A weighty collection brings together artists and writers, along with their analysts and miseries.
Those who know Baumbach (B, 2002, etc.) are familiar with his universe, one where marriages are temporary while anxiety, miscommunication and half-siblings are forever. The title story is the opener here, a freight train of a tale in which the protagonist’s father spills his guts in an unwitting mea culpa. This dead father was a womanizing artist who conducted affairs throughout his life because “these women were the lubricating fluid that made my motor run as an artist.” The artist’s name is Hudson. Are we intended to notice that the cover illustration, a bold painting much like those described in the story, is by one Harold Baumbach? In fact, Baumbach’s entire collection, with its many references to the difficulties of the creative life and the confusions of human interaction, seems like a roman à clef, although what the key unlocks is less clear.

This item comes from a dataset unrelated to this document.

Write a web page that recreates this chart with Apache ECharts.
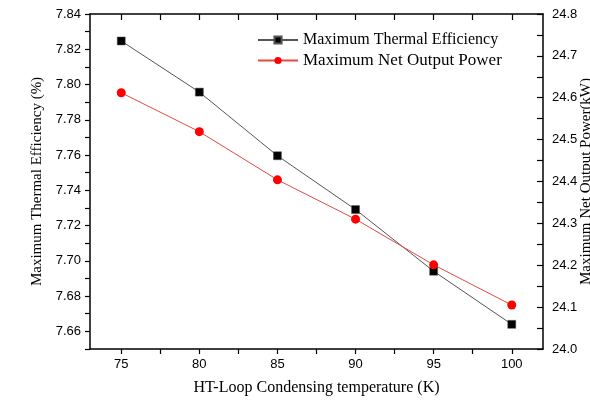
<!DOCTYPE html>
<html>
<head>
<meta charset="utf-8">
<script src="https://cdn.jsdelivr.net/npm/echarts@6/dist/echarts.min.js"></script>
<style>
    html, body { margin: 0; padding: 0; background: #fff; }
    #main { width: 590px; height: 401px; }
</style>
</head>
<body>
<div id="main"></div>
<script>
    // data
    var temps = [75, 80, 85, 90, 95, 100];
    var efficiency = [7.8247, 7.7957, 7.7596, 7.7291, 7.6941, 7.6640];
    var netPower = [24.612, 24.519, 24.404, 24.310, 24.201, 24.105];

    // tick positions / labels
    var xTicks = [75, 77.5, 80, 82.5, 85, 87.5, 90, 92.5, 95, 97.5, 100];
    var xLabels = [75, 80, 85, 90, 95, 100];
    var effTicks = [7.65, 7.66, 7.67, 7.68, 7.69, 7.70, 7.71, 7.72, 7.73, 7.74, 7.75, 7.76, 7.77, 7.78, 7.79, 7.80, 7.81, 7.82, 7.83, 7.84];
    var effLabels = [7.66, 7.68, 7.70, 7.72, 7.74, 7.76, 7.78, 7.80, 7.82, 7.84];
    var powTicks = [24.0, 24.05, 24.1, 24.15, 24.2, 24.25, 24.3, 24.35, 24.4, 24.45, 24.5, 24.55, 24.6, 24.65, 24.7, 24.75, 24.8];
    var powLabels = [24.0, 24.1, 24.2, 24.3, 24.4, 24.5, 24.6, 24.7, 24.8];

    function pairs(xs, ys) {
        var out = [];
        for (var i = 0; i < xs.length; i++) out.push([xs[i], ys[i]]);
        return out;
    }

    var serif = '"Liberation Serif", "Times New Roman", serif';
    var sans = '"Liberation Sans", Arial, sans-serif';
    var axisLine = { show: true, lineStyle: { color: '#000', width: 1.5 } };

    var myChart = echarts.init(document.getElementById('main'));
    var option = {
        animation: false,
        backgroundColor: '#fff',
        grid: {
            left: 90,
            right: 47,
            top: 14,
            bottom: 52,
            containLabel: false,
            outerBoundsMode: 'none'
        },
        legend: {
            orient: 'vertical',
            left: 252,
            top: 27,
            itemWidth: 40,
            itemHeight: 9,
            itemGap: 4,
            data: [
                { name: 'Maximum Thermal Efficiency', textStyle: { fontSize: 16 } },
                { name: 'Maximum Net Output Power', textStyle: { fontSize: 17 } }
            ],
            textStyle: { fontFamily: serif, color: '#000' }
        },
        xAxis: [
            {
                type: 'value',
                position: 'bottom',
                min: 73,
                max: 102,
                name: 'HT-Loop Condensing temperature (K)',
                nameLocation: 'middle',
                nameGap: 31,
                nameTextStyle: { fontFamily: serif, fontSize: 16, color: '#000' },
                axisLine: axisLine,
                axisTick: { show: true, inside: false, length: 5, customValues: xTicks, lineStyle: { color: '#000', width: 1.2 } },
                axisLabel: { customValues: xLabels, fontFamily: sans, fontSize: 13, color: '#000', margin: 9 },
                splitLine: { show: false }
            },
            {
                type: 'value',
                position: 'top',
                min: 73,
                max: 102,
                axisLine: axisLine,
                axisTick: { show: true, inside: true, length: 6, customValues: xTicks, lineStyle: { color: '#000', width: 1.2 } },
                axisLabel: { show: false },
                splitLine: { show: false }
            }
        ],
        yAxis: [
            {
                type: 'value',
                position: 'left',
                min: 7.65,
                max: 7.84,
                name: 'Maximum Thermal Efficiency (%)',
                nameLocation: 'middle',
                nameRotate: 90,
                nameGap: 45,
                nameMoveOverlap: false,
                nameTextStyle: { fontFamily: serif, fontSize: 15, color: '#000' },
                axisLine: axisLine,
                axisTick: { show: true, inside: false, length: 5, customValues: effTicks, lineStyle: { color: '#000', width: 1.2 } },
                axisLabel: {
                    customValues: effLabels,
                    fontFamily: sans, fontSize: 13, color: '#000', margin: 9,
                    formatter: function (v) { return v.toFixed(2); }
                },
                splitLine: { show: false }
            },
            {
                type: 'value',
                position: 'right',
                min: 24.0,
                max: 24.8,
                name: 'Maximum Net Output Power(kW)',
                nameLocation: 'middle',
                nameRotate: 90,
                nameGap: 36,
                nameMoveOverlap: false,
                nameTextStyle: { fontFamily: serif, fontSize: 15, color: '#000' },
                axisLine: axisLine,
                axisTick: { show: true, inside: true, length: 6, customValues: powTicks, lineStyle: { color: '#000', width: 1.2 } },
                axisLabel: {
                    customValues: powLabels,
                    fontFamily: sans, fontSize: 13, color: '#000', margin: 9,
                    formatter: function (v) { return v.toFixed(1); }
                },
                splitLine: { show: false }
            }
        ],
        series: [
            {
                name: 'Maximum Thermal Efficiency',
                type: 'line',
                xAxisIndex: 0,
                yAxisIndex: 0,
                data: pairs(temps, efficiency),
                symbol: 'rect',
                symbolSize: 8,
                itemStyle: { color: '#000', borderColor: '#555', borderWidth: 0.5 },
                lineStyle: { color: '#555', width: 1 }
            },
            {
                name: 'Maximum Net Output Power',
                type: 'line',
                xAxisIndex: 0,
                yAxisIndex: 1,
                data: pairs(temps, netPower),
                symbol: 'circle',
                symbolSize: 9,
                itemStyle: { color: '#ff0000' },
                lineStyle: { color: '#e34a42', width: 1 }
            }
        ]
    };
    myChart.setOption(option);
</script>
</body>
</html>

It might be either Baumbach’s personal story, or the entirety of the modern human urban condition. In “Past Perfect,” our hero has an affair with a woman he’d fallen for 30 years earlier. In “Window in the Woods,” a college-age son attempts to seduce a classmate in his film studies class by means of his (the student’s) father’s avant-garde film work. And in “Bright is Innocent: Scenes from an Imaginary Movie,” we follow a bewildered protagonist as he’s thrown as the unwitting hero into a James Bondesque thriller. Baumbach also includes stories from his earlier collections Babble (1976: surreal stories of a strangely mature baby’s precocious adventures), The Return of Service (1979: the protagonist’s father as both opponent and umpire), and The Life and Times of Major Fiction (1987: about dissolving marriages and creativity).
Work from a master of short fiction.